A particle of mass $ m $ and charge $ q $ is thrown in a region where uniform gravitational fields and electric fields are present. The path of particle is:
(A) May be straight line
(B) May be a circle
(C) May be a parabola
(D) May be a hyperbola

Answer 1

Hint: To obtain the path of the particle here we have to consider the two cases one is when there is the angle between gravitational field and electric field is $ zero $ and second case with angle between them as $ \theta $ .We are supposed to consider two cases as there is no specification of the angle between the two fields in the given question. Forces will be acting on the particle in both the fields.

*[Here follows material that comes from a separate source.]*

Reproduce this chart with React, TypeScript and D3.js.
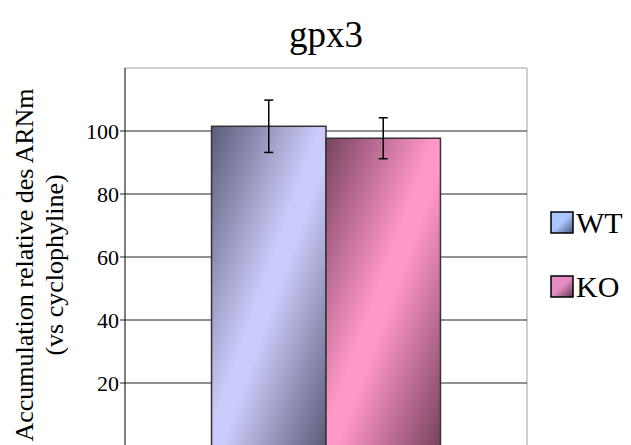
import React from "react";
import * as d3 from "d3";

const title = "gpx3";
const categories = ["gpx3"];
const seriesNames = ["WT", "KO"];
const seriesValues = [101.5, 97.7];
const seriesErrors = [8.3, 6.5];
const yTicks = [20, 40, 60, 80, 100];
const yTitleLines = ["Accumulation relative des ARNm", "(vs cyclophyline)"];

const W = 631;
const H = 445;
const plot = { left: 125, right: 527, top: 68, bottom: 446 };
const FONT = "Liberation Serif, DejaVu Serif, Times New Roman, serif";

const barColors = [
  { light: "#cbcbfb", dark: "#5b5b78" },
  { light: "#ff97c9", dark: "#77435d" },
];
const legendColors = [
  { light: "#a9c6ff", dark: "#4a5578" },
  { light: "#e68cc4", dark: "#5a3a4c" },
];

export default function App() {
  const y = d3.scaleLinear().domain([0, 120]).range([plot.bottom, plot.top]);
  const x0 = d3
    .scaleBand<string>()
    .domain(categories)
    .range([plot.left, plot.right])
    .paddingInner(0)
    .paddingOuter(0.378);
  const x1 = d3
    .scaleBand<string>()
    .domain(seriesNames)
    .range([0, x0.bandwidth()])
    .padding(0);

  const yMid = 265;
  const ts = { fontFamily: FONT };

  return (
    <svg
      width={W}
      height={H}
      style={{ position: "absolute", left: 0, top: 0, background: "#fff", fontFamily: FONT }}
    >
      <defs>
        {barColors.map((c, i) => (
          <linearGradient key={i} id={`bar${i}`} x1="0" y1="0" x2="1" y2="1">
            <stop offset="0" stopColor={c.dark} />
            <stop offset="0.47" stopColor={c.light} />
            <stop offset="0.55" stopColor={c.light} />
            <stop offset="1" stopColor={c.dark} />
          </linearGradient>
        ))}
        {legendColors.map((c, i) => (
          <linearGradient key={i} id={`leg${i}`} x1="0" y1="0" x2="1" y2="1">
            <stop offset="0" stopColor={c.light} />
            <stop offset="0.5" stopColor={c.light} />
            <stop offset="1" stopColor={c.dark} />
          </linearGradient>
        ))}
      </defs>
      <rect x={0} y={0} width={W} height={H} fill="#fff" />

      {/* title */}
      <text x={326} y={47} fontSize={37} textAnchor="middle" fill="#000" style={ts}>
        {title}
      </text>

      {/* plot frame (top/right) */}
      <line x1={plot.left} x2={plot.right} y1={plot.top} y2={plot.top} stroke="#a0a0a0" strokeWidth={1} />
      <line x1={plot.right} x2={plot.right} y1={plot.top} y2={plot.bottom} stroke="#a0a0a0" strokeWidth={1} />

      {/* gridlines and ticks */}
      {yTicks.map((t) => (
        <g key={t}>
          <line x1={plot.left - 5} x2={plot.right} y1={y(t)} y2={y(t)} stroke="#222" strokeWidth={1} />
          <text x={119} y={y(t)} dy="0.35em" fontSize={22} textAnchor="end" fill="#000" style={ts}>
            {t}
          </text>
        </g>
      ))}

      {/* y axis */}
      <line x1={plot.left} x2={plot.left} y1={plot.top} y2={plot.bottom} stroke="#000" strokeWidth={1} />

      {/* bars */}
      {categories.map((cat) => (
        <g key={cat} transform={`translate(${x0(cat)},0)`}>
          {seriesNames.map((s, i) => {
            const bx = x1(s)!;
            const bw = x1.bandwidth();
            const v = seriesValues[i];
            const e = seriesErrors[i];
            const cx = bx + bw / 2;
            return (
              <g key={s}>
                <rect
                  x={bx}
                  y={y(v)}
                  width={bw}
                  height={y(0) - y(v)}
                  fill={`url(#bar${i})`}
                  stroke="#333"
                  strokeWidth={1.5}
                />
                <line x1={cx} x2={cx} y1={y(v + e)} y2={y(v - e)} stroke="#000" strokeWidth={1.5} />
                <line x1={cx - 4.5} x2={cx + 4.5} y1={y(v + e)} y2={y(v + e)} stroke="#000" strokeWidth={1.5} />
                <line x1={cx - 4.5} x2={cx + 4.5} y1={y(v - e)} y2={y(v - e)} stroke="#000" strokeWidth={1.5} />
              </g>
            );
          })}
        </g>
      ))}

      {/* y title */}
      {yTitleLines.map((line, i) => (
        <text
          key={i}
          transform={`translate(${33 + i * 30},${yMid}) rotate(-90)`}
          fontSize={26}
          textAnchor="middle"
          fill="#000"
          style={ts}
        >
          {line}
        </text>
      ))}

      {/* legend */}
      {seriesNames.map((s, i) => (
        <g key={s} transform={`translate(551,${212 + i * 64})`}>
          <rect x={0} y={0} width={22} height={21} fill={`url(#leg${i})`} stroke="#000" strokeWidth={1.5} />
          <text x={25} y={21} fontSize={30} fill="#000" style={ts}>
            {s}
          </text>
        </g>
      ))}
    </svg>
  );
}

Complete step by step answer:
Let us consider the two cases
Case I: Angle between gravitational field and electric field be $ zero $.
Let the gravitational field and electric field along $ x $ - axis and the net acceleration along the axis $ y $ - axis because the particle having mass and electrical charge experiences gravitational force and electrical force respectively.
Let $ {v_x} $ be the velocity of particle along $ x $ direction and $ {v_y} $ be the velocity of particle along y direction
Thus the $ x $ coordinate of particle is given by $ x = {v_x} \times t $
Similarly, $ y $ coordinate is given by
$ y = {v_y}t + \dfrac{1}{2}{a_{net}}{t^2} $ … $ (1) $ (since, along $ y $ -axis there is net acceleration which is perpendicular to the fields which would be constant).
$ eq(1) \Rightarrow y = \dfrac{x}{{{v_x}}}{v_y} + \dfrac{1}{2}{a_{net}}\left( {\dfrac{{{x^2}}}{{v_x^2}}} \right) $ …………….(as we considered above)
Now observe the equation and put out the constants and the variable terms as follows
$ {k_1} = \dfrac{{{v_y}}}{{{v_x}}} $ and $ {k_2} = \dfrac{{{a_{net}}}}{{2v_x^2}} $
Thus the equation of the motion of the particle is obtained as
$ y = {k_1}x + {k_2}{x^2} $
This is nothing but the equation of parabola.
Therefore, the possible trajectory is parabolic.
Case II: Angle between the two fields is $ \theta $ . As shown in the figure below:

Thus, $ {a_x} $ and $ {a_y} $ are net accelerations along the both axes respectively,
There we obtain the position of particle about the axes as:
$ y = \dfrac{1}{2}{a_y}{t^2} $ $ \to {t^2} = 2y{a_y} $
$ x = \dfrac{1}{2}{a_x}{t^2} $ $ \to {t^2} = 2x{a_x} $
We have obtained the $ {t^2} $ from above, now just relating $ x $ and $ y $ - coordinate, we get
$ y = kx $ , here $ k $ is a constant
This is the equation of the straight line.
Therefore we can conclude that the path of the particle is straight.
Here, both the options, option A and option C are correct.

Note:
We have not been given the angle between the two fields therefore we have had to consider the two cases and find out the trajectory of the particle. That is why we obtain two solutions and both are correct. The particle is in a straight line or in a parabola.